Mosca, anche nel sistema siriano, vuole un certo livello di collaborazione con l’Occidente e gli Usa in particolare, ha l’interesse primario a mantenere la sua egemonia sugli Stati originatisi dalla caduta dell’Urss, infine non vuole interdizioni al confine tra la Comunità degli Stati Indipendenti e il suo territorio nazionale.

L’Iran, poi, non è sempre stato affidabile per il perseguimento degli interessi russi. E a Mosca se lo ricordano.
Nel dicembre 2008, per esempio, Teheran votò contro l’attribuzione a San Pietroburgo dell’ufficio esecutivo e del segretariato del Forum dei Paesi Esportatori di Gas, uffici poi stabilitisi a Doha.
Non dobbiamo nemmeno dimenticare gli interessi divergenti tra Mosca e Teheran durante il conflitto nel Nagorno-Karabakh e nel Caucaso in parte legato all’Iran sciita, mentre Teheran non desidera affatto il ritorno della Federazione Russa a posizioni di grande potere in un’area che ritiene, non del tutto a torto, determinante per la sua sicurezza e per le esportazioni future di gas.
Mosca è quindi entrata in Siria, lo ripetiamo, per evitare il blocco strategico che si sarebbe compiuto ai suoi confini da parte delle nazioni occidentali e dei loro proxies.
Sul piano tattico, l’intervento russo in Siria deriva allora da queste considerazioni: mantenere il regime di Damasco unito e “laico” per evitare il contagio del jihad nei suoi territori meridionali; evitare in ogni modo uno scenario “libico” in Siria, l’opzione peggiore di tutte; mostrare il nuovo potere militare russo in concorrenza con quello Usa; evitare infine il ritorno in territorio russo dei 5000 foreign fighters ceceni.
E non bisogna nemmeno dimenticare che la Russia ha 15 milioni di suoi cittadini di fede islamica sunnita, che non tollererebbero un legame troppo stretto con Teheran ma che, d’altro canto, devono essere protetti dall’influsso dell’Isis e, più in generale, del jihad.
Senza trascurare, poi, la evidente superiorità militare russa sul campo, che potrebbe far dimenticare ai siriani quanto l’Iran ha speso, anche in vite umane, per salvare il regime di Bashar el Assad.
Ancora un caso di “collaborazione concorrenziale” tra Mosca e Teheran.

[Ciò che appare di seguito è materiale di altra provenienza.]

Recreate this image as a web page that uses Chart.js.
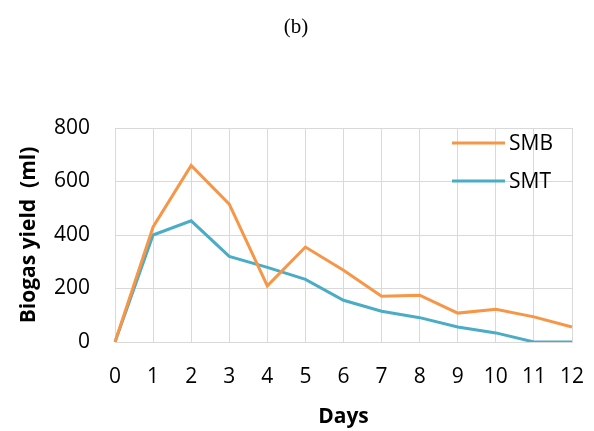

Per gli iraniani, comunque, la scelta di collaborare con Mosca è, anch’essa, determinata da una pluralità di fattori.
In primo luogo, l’Iran sciita ha finalmente una grande potenza, come la Russia, che gli fa da sponsor internazionale, una fase iniziata con la firma del Jcpoa, largamente influenzata da Mosca.
Naturalmente, la Federazione Russa non vuole certo che il suo rapporto con Teheran faccia precipitare definitivamente la crisi con gli Usa e l’Occidente.
Ma bisogna però notare che, all’inizio delle ostilità in Siria, la Russia mandava solo pochi “volontari” e offriva ad Assad solo un supporto diplomatico.
Solo nel 2015, quando lo sforzo iraniano comincia visibilmente a declinare, e Teheran mostra di non potere garantire ad Assad il mantenimento al potere, che Mosca entra direttamente nel conflitto.
Né la Russia né l’Iran sono, comunque, interessati ad una stabile alleanza bilaterale.
Mosca non vuole far parte del campo sciita che si confronta globalmente con i sauditi e le altre potenze sunnite.
Teheran non ha alcun interesse a far parte del grande scontro strategico tra russi e occidentali.
Mosca vuole inoltre l’accesso alle tecnologie e ai capitali dell’Ovest.
Inoltre, la Russia non vuole scontri, anzi cerca oggi l’amicizia di Israele, sia per motivi politico-militari che economici.
Il che è, ovviamente, un’eresia per gli iraniani.
Ecco, è dall’equilibrio tra due alleati tattici obbligati ad una strategia comune in Siria, Russia e Iran, che si svilupperà la nuova forma del Grande Medio Oriente.

Gli Usa ritorneranno nell’area quando e come lo stabilirà Mosca, il vero vincitore del nuovo “grande gioco” regionale, gli europei saranno esclusi a priori, a causa della loro inutilità, la Cina entrerà insieme alla Russia e con la collaborazione dell’Iran, interessato ad un cuscinetto geopolitico che faccia da mediatore credibile con Mosca.